One column of captured Prussians, with its musicians at the front, was defiling just before our regiment when its bandmaster was recognized by the chasseurs, notwithstanding that he took some pains to avert his countenance. “It is Javot!” they exclaimed. And in truth it was the same Javot that had formerly been bandmaster to the 20th Chasseurs. He was a skilled musician, and in addition to some merit as a composer was a splendid player on the cornet. When Colonel Marigni left the regiment temporarily in Holland, Javot, to whom the colonel was personally a source of income, concluded to depart himself and turn his talents to account in Prussia. He accordingly went to Berlin, where a Prussian colonel offered him such inducements that he took service in the regiment which was here made captive in a body. On returning from his charge at the head of the 7th Chasseurs, Major Castex took the chieftancy of the 20th, which its colonel’s death had vacated, and immediately had Javot turned over to his command. Our dead were so numerous that it became easy to find a uniform to fit the bandmaster, and at the head of the 20th Chasseurs Javot made his entry into Berlin just a week after he was made prisoner, and only three weeks from the day he left it at the head of the Prussian regiment.

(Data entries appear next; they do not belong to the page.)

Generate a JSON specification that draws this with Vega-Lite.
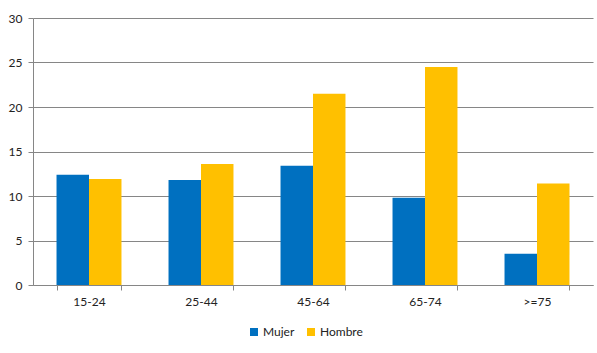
{
  "$schema": "https://vega.github.io/schema/vega-lite/v6.json",
  "autosize": {"type": "none"},
  "padding": {"left": 33, "top": 18, "right": 4, "bottom": 68},
  "width": 560,
  "height": 267,
  "background": "white",
  "config": {
    "view": {"stroke": null},
    "font": "Lato",
    "axis": {"labelFont": "Lato", "labelFontSize": 12, "labelColor": "#222222", "domainColor": "#868686", "tickColor": "#868686", "gridColor": "#868686", "title": null},
    "legend": {"labelFont": "Lato", "labelFontSize": 12, "labelColor": "#222222"}
  },
  "data": {
    "values": [
      {"edad": "15-24", "sexo": "Mujer", "valor": 12.4},
      {"edad": "15-24", "sexo": "Hombre", "valor": 11.9},
      {"edad": "25-44", "sexo": "Mujer", "valor": 11.8},
      {"edad": "25-44", "sexo": "Hombre", "valor": 13.6},
      {"edad": "45-64", "sexo": "Mujer", "valor": 13.4},
      {"edad": "45-64", "sexo": "Hombre", "valor": 21.5},
      {"edad": "65-74", "sexo": "Mujer", "valor": 9.8},
      {"edad": "65-74", "sexo": "Hombre", "valor": 24.5},
      {"edad": ">=75", "sexo": "Mujer", "valor": 3.5},
      {"edad": ">=75", "sexo": "Hombre", "valor": 11.4}
    ]
  },
  "mark": {"type": "bar"},
  "encoding": {
    "x": {
      "field": "edad", "type": "nominal", "sort": null,
      "scale": {"paddingInner": 0.42, "paddingOuter": 0.21},
      "axis": {"labelAngle": 0, "tickBand": "extent", "tickSize": 5, "grid": false, "labelPadding": 6, "domainWidth": 1}
    },
    "xOffset": {"field": "sexo", "type": "nominal", "sort": ["Mujer", "Hombre"], "scale": {"paddingInner": 0, "paddingOuter": 0}},
    "y": {
      "field": "valor", "type": "quantitative",
      "scale": {"domain": [0, 30]},
      "axis": {"values": [0, 5, 10, 15, 20, 25, 30], "grid": true, "tickSize": 5, "labelPadding": 6, "domain": true}
    },
    "color": {
      "field": "sexo", "type": "nominal",
      "scale": {"domain": ["Mujer", "Hombre"], "range": ["#0070C0", "#FFC000"]},
      "legend": {"title": null, "orient": "none", "direction": "horizontal", "legendX": 215, "legendY": 308, "symbolType": "square", "symbolSize": 64, "symbolStrokeWidth": 0, "columnPadding": 10, "labelOffset": 3}
    }
  }
}
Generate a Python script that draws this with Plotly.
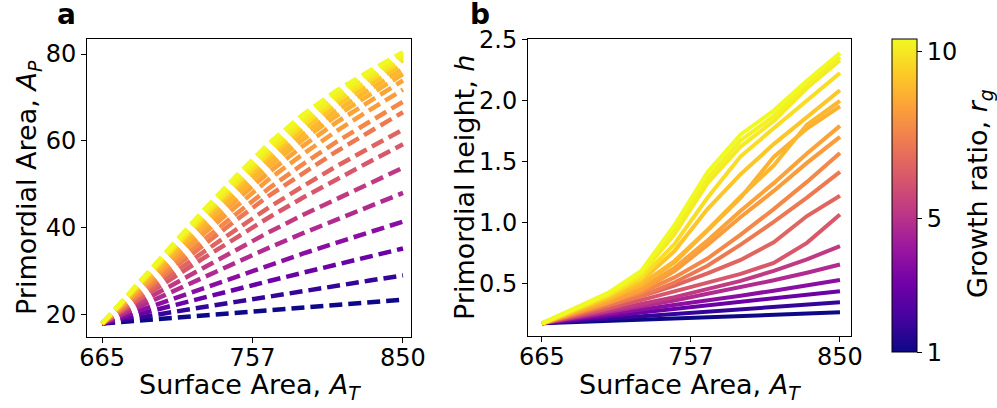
import plotly.graph_objects as go
from plotly.colors import sample_colorscale

# ---------------- data ----------------
surface_area = [665.0, 685.4, 705.9, 726.3, 746.8, 767.2, 787.7, 808.1, 828.6, 849.0]

# growth ratio of each curve (colour), lowest to highest
growth_ratio = [1.0, 1.7, 2.8, 3.6, 4.6, 5.1, 6.0, 6.4, 7.0, 7.4,
                7.9, 8.1, 8.45, 8.55, 8.9, 9.4, 9.7, 9.85, 10.0]

# panel a: primordial area A_P (one list per curve)
area_p1 = [17.9, 18.5, 19.1, 19.7, 20.3, 21.0, 21.6, 22.2, 22.8, 23.4]
area_p2 = [17.9, 19.2, 20.4, 21.6, 22.9, 24.1, 25.4, 26.6, 27.8, 29.0]
area_p3 = [17.9, 19.9, 21.8, 23.8, 25.8, 27.7, 29.6, 31.5, 33.4, 35.2]
area_p4 = [17.9, 20.6, 23.3, 26.0, 28.7, 31.4, 34.0, 36.5, 39.0, 41.4]
area_p5 = [17.9, 21.4, 24.9, 28.5, 31.9, 35.4, 38.7, 41.9, 44.9, 48.0]
area_p6 = [17.9, 22.2, 26.4, 30.6, 34.8, 39.0, 42.9, 46.6, 50.2, 53.8]
area_p7 = [17.9, 22.9, 27.8, 32.8, 37.6, 42.4, 46.9, 51.1, 55.2, 59.2]
area_p8 = [17.9, 23.4, 28.8, 34.2, 39.5, 44.7, 49.5, 54.1, 58.4, 62.6]
area_p9 = [17.9, 23.9, 29.9, 35.9, 41.7, 47.4, 52.6, 57.5, 62.1, 66.6]
area_p10 = [17.9, 24.3, 30.7, 36.9, 43.1, 49.1, 54.6, 59.7, 64.4, 69.0]
area_p11 = [17.9, 24.7, 31.5, 38.3, 44.8, 51.2, 56.9, 62.2, 67.1, 71.8]
area_p12 = [17.9, 25.1, 32.2, 39.3, 46.2, 52.8, 58.8, 64.2, 69.1, 73.9]
area_p13 = [17.9, 25.4, 32.8, 40.1, 47.2, 54.1, 60.2, 65.7, 70.6, 75.4]
area_p14 = [17.9, 25.6, 33.3, 40.9, 48.2, 55.2, 61.4, 66.9, 71.8, 76.6]
area_p15 = [17.9, 25.9, 33.7, 41.5, 49.1, 56.3, 62.6, 68.1, 73.0, 77.7]
area_p16 = [17.9, 26.0, 34.2, 42.2, 49.9, 57.2, 63.6, 69.1, 74.0, 78.6]
area_p17 = [17.9, 26.2, 34.5, 42.7, 50.6, 58.1, 64.5, 70.0, 74.8, 79.3]
area_p18 = [17.9, 26.4, 34.9, 43.3, 51.3, 58.8, 65.3, 70.8, 75.5, 79.9]
area_p19 = [17.9, 26.6, 35.2, 43.7, 51.8, 59.5, 66.0, 71.5, 76.1, 80.4]

# panel b: primordial height h (one list per curve)
height_1 = [0.170, 0.180, 0.190, 0.200, 0.210, 0.220, 0.230, 0.240, 0.250, 0.260]
height_2 = [0.170, 0.189, 0.208, 0.227, 0.246, 0.266, 0.285, 0.304, 0.323, 0.342]
height_3 = [0.170, 0.199, 0.229, 0.258, 0.287, 0.317, 0.346, 0.375, 0.405, 0.434]
height_4 = [0.170, 0.207, 0.245, 0.282, 0.319, 0.358, 0.397, 0.438, 0.481, 0.525]
height_5 = [0.170, 0.216, 0.262, 0.310, 0.358, 0.412, 0.465, 0.523, 0.585, 0.653]
height_6 = [0.170, 0.221, 0.271, 0.328, 0.385, 0.449, 0.518, 0.600, 0.695, 0.803]
height_7 = [0.170, 0.230, 0.292, 0.360, 0.430, 0.500, 0.575, 0.665, 0.830, 1.063]
height_8 = [0.170, 0.240, 0.310, 0.392, 0.480, 0.580, 0.690, 0.835, 1.050, 1.216]
height_9 = [0.170, 0.245, 0.319, 0.394, 0.505, 0.642, 0.816, 1.002, 1.201, 1.412]
height_10 = [0.170, 0.254, 0.338, 0.422, 0.547, 0.701, 0.897, 1.107, 1.330, 1.568]
height_11 = [0.170, 0.254, 0.338, 0.438, 0.598, 0.813, 1.042, 1.256, 1.486, 1.700]
height_12 = [0.170, 0.259, 0.348, 0.454, 0.624, 0.850, 1.093, 1.320, 1.563, 1.790]
height_13 = [0.170, 0.268, 0.366, 0.482, 0.670, 0.930, 1.200, 1.535, 1.768, 1.951]
height_14 = [0.170, 0.270, 0.371, 0.489, 0.681, 0.936, 1.210, 1.465, 1.800, 1.994]
height_15 = [0.170, 0.275, 0.380, 0.514, 0.763, 1.107, 1.394, 1.640, 1.860, 2.082]
height_16 = [0.170, 0.283, 0.396, 0.540, 0.820, 1.200, 1.540, 1.770, 2.000, 2.224]
height_17 = [0.170, 0.287, 0.405, 0.570, 0.900, 1.320, 1.620, 1.830, 2.100, 2.328]
height_18 = [0.170, 0.290, 0.412, 0.585, 0.940, 1.360, 1.670, 1.870, 2.130, 2.355]
height_19 = [0.170, 0.293, 0.420, 0.600, 0.975, 1.410, 1.720, 1.915, 2.160, 2.388]

x_tick_vals = [665, 757, 849]
x_tick_text = ["665", "757", "850"]
a_tick_vals = [20, 40, 60, 80]
b_tick_vals = [0.5, 1.0, 1.5, 2.0, 2.5]
cbar_tick_vals = [1, 5, 10]

area_curves = [area_p1, area_p2, area_p3, area_p4, area_p5, area_p6, area_p7,
               area_p8, area_p9, area_p10, area_p11, area_p12, area_p13,
               area_p14, area_p15, area_p16, area_p17, area_p18, area_p19]
height_curves = [height_1, height_2, height_3, height_4, height_5, height_6,
                 height_7, height_8, height_9, height_10, height_11, height_12,
                 height_13, height_14, height_15, height_16, height_17,
                 height_18, height_19]

# ---------------- figure ----------------
W, H = 997, 408
FONT = "DejaVu Sans"
FS = 24      # tick labels
FS_LAB = 27  # axis titles
R_MIN, R_MAX = 1.0, 10.37

colors = sample_colorscale("Plasma", [(r - 1.0) / 9.0 for r in growth_ratio])

fig = go.Figure()

for ys, c in zip(area_curves, colors):
    fig.add_trace(go.Scatter(x=surface_area, y=ys, mode="lines",
                             line=dict(color=c, width=4.5, dash="13px,6px"),
                             xaxis="x", yaxis="y", showlegend=False,
                             hoverinfo="skip"))

for ys, c in zip(height_curves, colors):
    fig.add_trace(go.Scatter(x=surface_area, y=ys, mode="lines",
                             line=dict(color=c, width=4),
                             xaxis="x2", yaxis="y2", showlegend=False,
                             hoverinfo="skip"))

# colour bar carrier
fig.add_trace(go.Scatter(
    x=[None], y=[None], mode="markers", xaxis="x2", yaxis="y2",
    showlegend=False, hoverinfo="skip",
    marker=dict(color=[R_MIN], colorscale="Plasma", cmin=R_MIN, cmax=R_MAX,
                showscale=True,
                colorbar=dict(
                    x=891.7 / W, xanchor="left", xpad=0,
                    y=1 - 39.3 / H, yanchor="top", ypad=0,
                    len=(352.0 - 39.3) / H, lenmode="fraction",
                    thickness=25, thicknessmode="pixels",
                    outlinewidth=1, outlinecolor="black",
                    tickmode="array", tickvals=cbar_tick_vals,
                    ticktext=[str(v) for v in cbar_tick_vals],
                    ticks="outside", ticklen=5, tickwidth=1, tickcolor="black",
                    tickfont=dict(family=FONT, size=FS, color="black"),
                ))))

axis_common = dict(showline=True, linecolor="black", linewidth=1, mirror=True,
                   ticks="outside", ticklen=5, tickwidth=1, tickcolor="black",
                   showgrid=False, zeroline=False, automargin=False,
                   tickfont=dict(family=FONT, size=FS, color="black"))

fig.update_layout(
    width=W, height=H,
    margin=dict(l=0, r=0, t=0, b=0, autoexpand=False),
    paper_bgcolor="white", plot_bgcolor="white",
    font=dict(family=FONT, size=FS, color="black"),
    xaxis=dict(domain=[87 / W, 411 / W], range=[655.8, 853.9],
               tickvals=x_tick_vals, ticktext=x_tick_text, anchor="y",
               ticklabelstandoff=-6, **axis_common),
    yaxis=dict(domain=[1 - 337 / H, 1 - 39.3 / H], range=[14.8, 83.4],
               tickvals=a_tick_vals, anchor="x", **axis_common),
    xaxis2=dict(domain=[528 / W, 851 / W], range=[656.4, 855.8],
                tickvals=x_tick_vals, ticktext=x_tick_text, anchor="y2",
                ticklabelstandoff=-6, **axis_common),
    yaxis2=dict(domain=[1 - 336 / H, 1 - 39.3 / H], range=[0.066, 2.5],
                tickvals=b_tick_vals, tickformat=".1f", anchor="x2",
                **axis_common),
)

def ann(text, x, y, angle=0, size=FS_LAB, bold=False):
    t = f"<b>{text}</b>" if bold else text
    fig.add_annotation(text=t, x=x / W, y=1 - y / H, xref="paper", yref="paper",
                       xanchor="center", yanchor="middle", showarrow=False,
                       textangle=angle,
                       font=dict(family=FONT, size=size, color="black"))

ann("Surface Area, <i>A</i><sub><i>T</i></sub>", 250, 386)
ann("Surface Area, <i>A</i><sub><i>T</i></sub>", 690, 386)
ann("Primordial Area, <i>A</i><sub><i>P</i></sub>", 29, 188, angle=-90)
ann("Primordial height, <i>h</i>", 465, 188, angle=-90)
ann("Growth ratio, <i>r</i><sub><i>g</i></sub>", 979, 194, angle=-90)
ann("a", 66, 15, size=28, bold=True)
ann("b", 480, 15, size=28, bold=True)

fig.write_html("out.html", config={"displayModeBar": False},
               post_script="document.body.style.margin='0';")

On the evening of the battle we bivouacked in the suburbs of the city of Weimar, where I spent a sad night, for I had made a visit to Lieutenant Lavigne, who was mourning the death of his beloved brother. Next day I had to go out in a foray to procure some victuals from a neighbouring village. When I returned at night I was greatly surprised to learn, by one of the emperor’s bulletins which reached our bivouac quite late, that on the previous day we had won a mighty battle: fifty thousand Prussians had been killed or taken prisoners three hundred cannon and sixty standards were captured. I must acknowledge that I, had no idea the victory was so great. Our regiment had indeed lost a number of men from the enemy’s fire, but it had made no charge, nor even dealt a sabre-stroke, nor had we captured a single prisoner of the immense host.